-- Start of AVAILABLE DATA --
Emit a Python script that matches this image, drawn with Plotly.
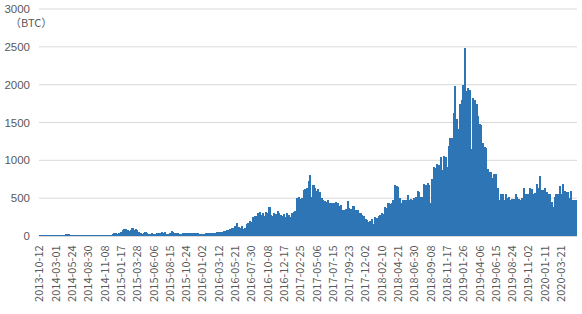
import datetime as dt
import plotly.graph_objects as go

# ---- data -------------------------------------------------------------
start_date = "2013-10-12"
# gaps (days) between successive categories in the irregular early period
early_gaps = [14] * 10 + [7, 7, 7, 7, 7, 7, 7, 7, 14, 14] + [7, 7, 7, 7, 14, 7, 14, 7, 14, 14]

values = [
    10, 10, 10, 10, 10, 10, 12, 12, 12, 12,
    12, 12, 12, 12, 12, 12, 15, 30, 15, 12,
    12, 12, 12, 12, 12, 12, 12, 12, 12, 12,
    12, 12, 12, 12, 12, 12, 12, 12, 12, 12,
    12, 12, 12, 12, 12, 15, 35, 40, 30, 45,
    50, 85, 95, 90, 80, 70, 85, 105, 80, 90,
    75, 50, 35, 30, 45, 50, 40, 30, 30, 35,
    30, 30, 40, 35, 45, 50, 40, 50, 30, 30,
    35, 60, 55, 45, 40, 45, 30, 30, 35, 40,
    40, 35, 45, 40, 40, 35, 35, 40, 30, 30,
    30, 30, 35, 35, 40, 40, 45, 40, 45, 50,
    50, 55, 55, 60, 70, 80, 85, 90, 100, 110,
    130, 170, 120, 110, 130, 95, 100, 160, 170, 200,
    190, 250, 270, 260, 300, 320, 280, 300, 260, 320,
    300, 380, 280, 260, 300, 290, 330, 300, 280, 260,
    290, 250, 300, 280, 250, 310, 320, 330, 500, 510,
    490, 500, 610, 620, 640, 730, 810, 520, 670, 640,
    600, 620, 580, 500, 480, 460, 450, 470, 440, 430,
    440, 430, 450, 440, 400, 410, 340, 350, 360, 460,
    370, 360, 400, 400, 350, 340, 310, 300, 280, 260,
    230, 210, 180, 200, 220, 160, 250, 240, 260, 280,
    300, 290, 380, 370, 430, 420, 440, 470, 670, 660,
    650, 500, 430, 470, 480, 470, 540, 480, 490, 470,
    500, 510, 600, 580, 510, 520, 690, 680, 700, 670,
    430, 750, 910, 900, 950, 940, 1040, 870, 1060, 1050,
    910, 1190, 1300, 1290, 1620, 1980, 1550, 1420, 1740, 1800,
    2000, 2490, 1910, 1950, 1930, 1150, 1820, 1800, 1740, 1590,
    1480, 1470, 1230, 1170, 1160, 890, 840, 840, 760, 820,
    820, 640, 470, 560, 550, 470, 560, 500, 510, 470,
    490, 490, 550, 520, 490, 480, 500, 640, 560, 560,
    560, 630, 620, 560, 570, 690, 630, 790, 610, 610,
    640, 580, 560, 560, 450, 380, 520, 550, 560, 660,
    560, 690, 600, 580, 580, 500, 600, 480, 480, 480,
]

tick_labels = [
    "2013-10-12", "2014-03-01", "2014-05-24", "2014-08-30", "2014-11-08",
    "2015-01-17", "2015-03-28", "2015-06-06", "2015-08-15", "2015-10-24",
    "2016-01-02", "2016-03-12", "2016-05-21", "2016-07-30", "2016-10-08",
    "2016-12-17", "2017-02-25", "2017-05-06", "2017-07-15", "2017-09-23",
    "2017-12-02", "2018-02-10", "2018-04-21", "2018-06-30", "2018-09-08",
    "2018-11-17", "2019-01-26", "2019-04-06", "2019-06-15", "2019-08-24",
    "2019-11-02", "2020-01-11", "2020-03-21",
]

y_ticks = [0, 500, 1000, 1500, 2000, 2500, 3000]
unit_label = "（BTC）"

# ---- categories (weekly dates, irregular at the start) ----------------
d = dt.date.fromisoformat(start_date)
categories = []
for i in range(len(values)):
    categories.append(d.isoformat())
    gap = early_gaps[i] if i < len(early_gaps) else 7
    d = d + dt.timedelta(days=gap)

# ---- figure -----------------------------------------------------------
FONT = "Noto Sans CJK JP"
NUM_FONT = "Liberation Sans"
GREY = "#595959"
GRID = "#D9D9D9"

fig = go.Figure(
    go.Bar(
        x=categories,
        y=values,
        marker=dict(color="#2E75B6", line=dict(width=0)),
        hoverinfo="skip",
    )
)

fig.update_layout(
    width=582,
    height=314,
    margin=dict(l=39, r=5, t=4, b=78),
    paper_bgcolor="white",
    plot_bgcolor="white",
    bargap=0,
    showlegend=False,
    font=dict(family=FONT, size=11, color=GREY),
)

fig.update_xaxes(
    type="category",
    tickmode="array",
    tickvals=tick_labels,
    ticktext=tick_labels,
    tickangle=-90,
    tickfont=dict(family=FONT, size=11, color=GREY),
    showgrid=False,
    showline=True,
    linecolor=GRID,
    linewidth=1,
    ticks="",
    ticklabelstandoff=4,
)

fig.update_yaxes(
    range=[0, 3066],
    tickvals=y_ticks,
    showgrid=False,
    zeroline=False,
    showline=False,
    ticks="",
    tickfont=dict(family=NUM_FONT, size=11.5, color=GREY),
    ticklabelstandoff=8,
)

# horizontal gridlines at each y tick, drawn below the bars
for v in y_ticks[1:]:
    fig.add_shape(
        type="line",
        xref="paper", yref="y",
        x0=0, x1=1, y0=v, y1=v,
        line=dict(color=GRID, width=1),
        layer="below",
    )

fig.add_annotation(
    text=unit_label,
    xref="paper", yref="paper",
    x=-0.058, y=0.922,
    xanchor="left", yanchor="middle",
    showarrow=False,
    font=dict(family=FONT, size=11, color=GREY),
)

fig.write_html("out.html")
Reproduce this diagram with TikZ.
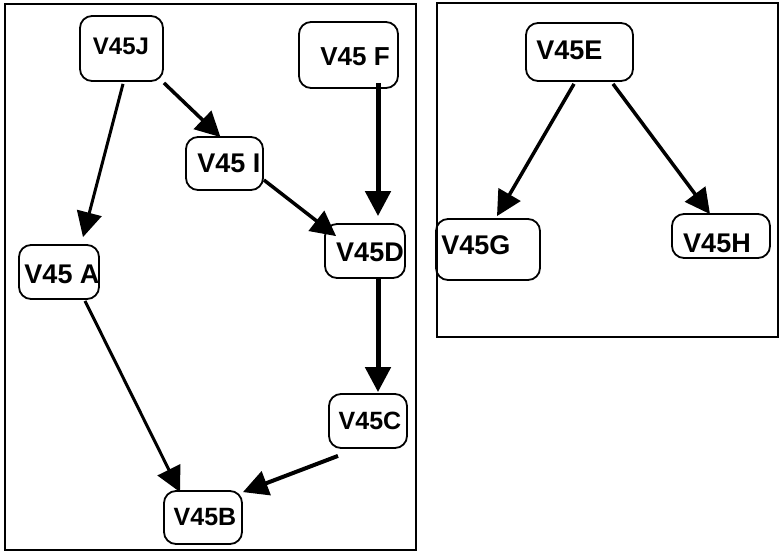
-- End of AVAILABLE DATA --
> _THE PROBLEM_
In the records above, find the line containing "early_gaps = [14]" and output every line from the first through that one, exactly, omitting pictures.

> _RESPONSE_
Emit a Python script that matches this image, drawn with Plotly.
import datetime as dt
import plotly.graph_objects as go

# ---- data -------------------------------------------------------------
start_date = "2013-10-12"
# gaps (days) between successive categories in the irregular early period
early_gaps = [14] * 10 + [7, 7, 7, 7, 7, 7, 7, 7, 14, 14] + [7, 7, 7, 7, 14, 7, 14, 7, 14, 14]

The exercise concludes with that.